IMHO, Caro stands head and shoulders above any other writer out there. He's won a National Book Award, a Pulitzer and just about every other award worth winning.
I was first introduced to Caro through his 1974 biography of Robert Moses, "The Power Broker." Having read that, I was urged to dive into his four-volume, 3000 pages-long biography of Lyndon Johnson.
At first I was cynical. Why would anyone need to read 3000 pages--no matter how good--on a failed president?

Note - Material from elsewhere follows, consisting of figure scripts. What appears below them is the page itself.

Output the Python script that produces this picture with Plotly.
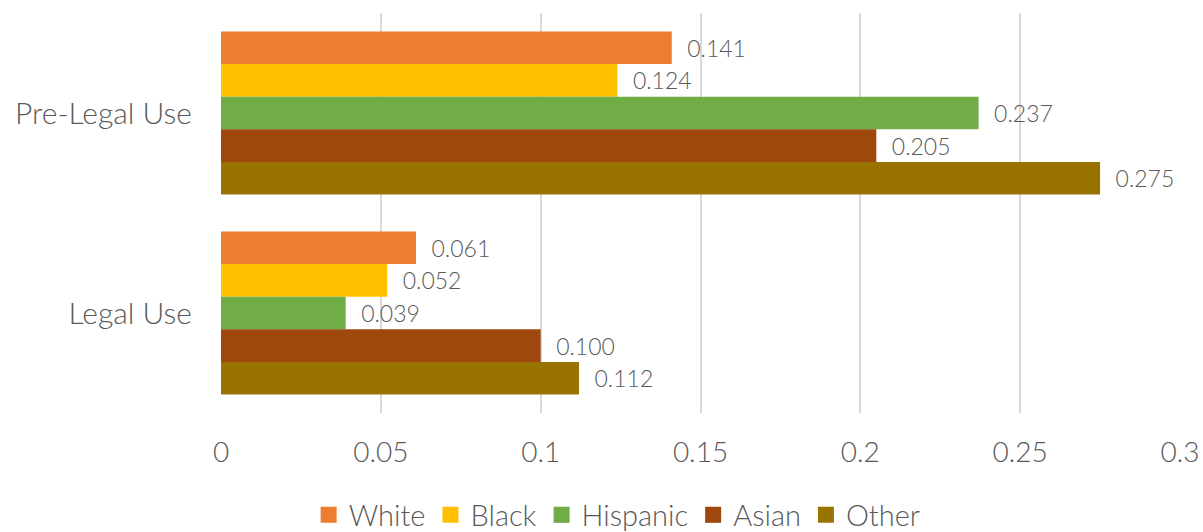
import plotly.graph_objects as go

categories = ["Pre-Legal Use", "Legal Use"]
series_names = ["White", "Black", "Hispanic", "Asian", "Other"]
white = [0.141, 0.061]
black = [0.124, 0.052]
hispanic = [0.237, 0.039]
asian = [0.205, 0.100]
other = [0.275, 0.112]
tick_vals = [0, 0.05, 0.1, 0.15, 0.2, 0.25, 0.3]
tick_text = ["0", "0.05", "0.1", "0.15", "0.2", "0.25", "0.3"]

colors = ["#ED7D31", "#FFC000", "#70AD47", "#9E480E", "#997300"]
values = [white, black, hispanic, asian, other]

TEXT = "#595959"
FONT = "Lato"

fig = go.Figure()
for name, vals, col in zip(series_names, values, colors):
    fig.add_trace(go.Bar(
        y=categories,
        x=vals,
        name=name,
        legendgroup=name,
        showlegend=False,
        orientation="h",
        marker=dict(color=col, line=dict(width=0)),
        text=[f"{v:.3f}" for v in vals],
        texttemplate="\u00a0\u00a0%{text}",
        textposition="outside",
        textfont=dict(family=FONT, size=23, color=TEXT, weight=300),
        cliponaxis=False,
    ))

# square legend keys, larger than the default bar swatch
for name, col in zip(series_names, colors):
    fig.add_trace(go.Scatter(
        x=[None], y=[None],
        mode="markers",
        name=name,
        legendgroup=name,
        marker=dict(symbol="square", size=16, color=col),
        showlegend=True,
    ))

fig.update_layout(
    width=1203,
    height=532,
    barmode="group",
    bargap=0.185,
    bargroupgap=0,
    paper_bgcolor="white",
    plot_bgcolor="white",
    margin=dict(l=221, r=23, t=13, b=119, autoexpand=False),
    font=dict(family=FONT, color=TEXT, weight=300),
    showlegend=True,
    legend=dict(
        orientation="h",
        xref="container",
        yref="container",
        x=0.513,
        xanchor="center",
        y=0.032,
        yanchor="middle",
        font=dict(family=FONT, size=29, color=TEXT, weight=300),
        itemwidth=30,
        traceorder="normal",
    ),
    xaxis=dict(
        range=[0, 0.3],
        tickvals=tick_vals,
        ticktext=tick_text,
        showgrid=True,
        gridcolor="#D9D9D9",
        gridwidth=2,
        zeroline=False,
        showline=False,
        ticks="",
        tickfont=dict(family=FONT, size=28, color=TEXT, weight=300),
        ticklabelstandoff=20,
    ),
    yaxis=dict(
        autorange="reversed",
        showgrid=False,
        showline=False,
        ticks="",
        tickfont=dict(family=FONT, size=30, color=TEXT, weight=300),
        ticklabelstandoff=28,
    ),
)

fig.write_html("out.html")
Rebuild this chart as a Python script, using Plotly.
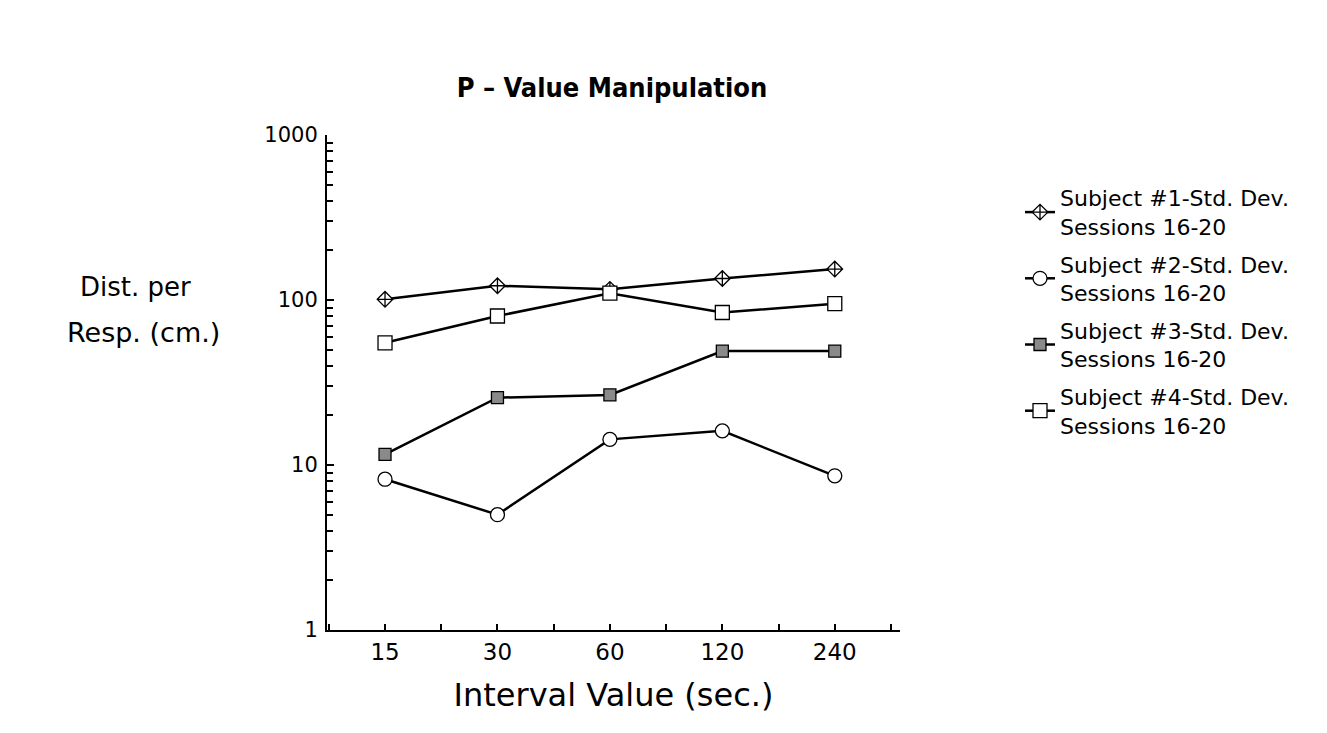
import plotly.graph_objects as go

intervals = [15, 30, 60, 120, 240]
subject1 = [101, 122, 116, 135, 154]
subject2 = [8.2, 5.0, 14.3, 16.1, 8.6]
subject3 = [11.6, 25.6, 26.6, 49, 49]
subject4 = [55, 80, 110, 84, 95]
names = [
    "Subject #1-Std. Dev.<br>Sessions 16-20",
    "Subject #2-Std. Dev.<br>Sessions 16-20",
    "Subject #3-Std. Dev.<br>Sessions 16-20",
    "Subject #4-Std. Dev.<br>Sessions 16-20",
]
ytick_vals = [1, 10, 100, 1000]
yminor_vals = [m * 10 ** d for d in range(3) for m in range(2, 10)]

xpos = list(range(len(intervals)))
FONT = "DejaVu Sans, Liberation Sans, sans-serif"

L, R, T, B = 327, 427, 135, 103
W, H = 1327, 733
pw = W - L - R
ph = H - T - B


def px_x(x):
    return (x - L) / pw


def px_y(y):
    return (H - B - y) / ph


styles = [
    dict(symbol="diamond-cross", size=12, color="white"),
    dict(symbol="circle", size=14, color="white"),
    dict(symbol="square", size=12, color="#8a8a8a"),
    dict(symbol="square", size=14, color="white"),
]

fig = go.Figure()
for i, (ys, nm, st) in enumerate(zip([subject1, subject2, subject3, subject4], names, styles)):
    fig.add_trace(go.Scatter(
        x=xpos, y=ys, name=nm, mode="lines+markers", legendgroup=f"g{i}",
        line=dict(color="black", width=2.5),
        marker=dict(symbol=st["symbol"], size=st["size"], color=st["color"],
                    line=dict(color="black", width=1.3)),
    ))

fig.update_layout(
    width=W, height=H,
    paper_bgcolor="white", plot_bgcolor="white",
    margin=dict(l=L, r=R, t=T, b=B, autoexpand=False),
    font=dict(family=FONT, color="black"),
    title=dict(text="<b>P – Value Manipulation</b>", x=612 / W, xanchor="center",
               y=1 - 88 / H, yanchor="middle",
               font=dict(family="DejaVu Sans Condensed, DejaVu Sans, sans-serif", size=27)),
    showlegend=True,
    legend=dict(x=px_x(1020), y=px_y(177), xanchor="left", yanchor="top",
                font=dict(size=22), tracegroupgap=6, itemwidth=30,
                bgcolor="rgba(0,0,0,0)"),
    xaxis=dict(
        range=[-0.516, 4.58], tickmode="array", tickvals=xpos,
        ticktext=[str(v) for v in intervals],
        showgrid=False, zeroline=False, showline=True, linecolor="black", linewidth=2,
        ticks="inside", ticklen=6, tickwidth=2, tickcolor="black",
        minor=dict(tickmode="linear", tick0=0.5, dtick=1, ticks="inside", ticklen=6,
                   tickwidth=1.5, tickcolor="black", showgrid=False),
        tickfont=dict(size=23), title=dict(text="Interval Value (sec.)", font=dict(size=32), standoff=20),
        fixedrange=True,
    ),
    yaxis=dict(
        type="log", range=[0, 3], tickmode="array", tickvals=ytick_vals,
        ticktext=[str(v) for v in ytick_vals],
        showgrid=False, zeroline=False, showline=True, linecolor="black", linewidth=2,
        ticks="inside", ticklen=7, tickwidth=2, tickcolor="black",
        minor=dict(tickmode="array", tickvals=yminor_vals, ticks="inside", ticklen=6,
                   tickwidth=1.5, tickcolor="black", showgrid=False),
        tickfont=dict(size=21), ticklabelstandoff=3,
    ),
    annotations=[
        dict(text="Dist. per", x=px_x(135), y=px_y(287), xref="paper", yref="paper",
             showarrow=False, font=dict(size=26), xanchor="center", yanchor="middle"),
        dict(text="Resp. (cm.)", x=px_x(143), y=px_y(332), xref="paper", yref="paper",
             showarrow=False, font=dict(size=27), xanchor="center", yanchor="middle"),
    ],
)
fig.write_html("out.html")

But then--one Father's Day, half a dozen years ago, my wife bought me all four volumes, and I made my way inexorably through them--to my great delight. What Caro writes about goes beyond a biographical subject--the same way Shakespeare's Merchant, or Lear, or Macbeth are more than just histories. They are studies of how men acquire, use and abuse power. They are stories of hubris.
Caro is 81 now and is racing to finish volume five of his study of LBJ--a volume about the Vietnam years. To write it up to his level, Caro will spend months at a time in Hue, Vietnam--learning all he can about the crucial battle of that protracted war from the people who lived through it. Just as he moved to LBJ's Hill Country to understand the man better, Caro is moving to Vietnam to understand the war better.
Yesterday I wrote a post about two photographers who, like Caro believed in getting close to the action. "If your shots aren't good enough," Robert Capa said, "you're not close enough."
There is of course in this resonance in our business. It's easier to be a dilettante, to stay on the fringes of the throes, the pains, the hardships, the fears and the ambitions of the people we are claiming to try to speak to. It's easier to do something that looks real than to create something that really communicates.
So much of what is on TV is so patently artificial and dumbly ugly. People talking stupidly to camera as if they're real people talking about "activating their within," or some such convolution it brings vomit up to your mouth.
We speak a lot about authenticity, as if we can capture it somehow without really trying hard to live it, to understand real life. We speak a lot about authenticity, then fall back on plasticine grins and workaday cliches.
We don't do the real work of being real.
That's our job.
To move to Vietnam on every project we approach.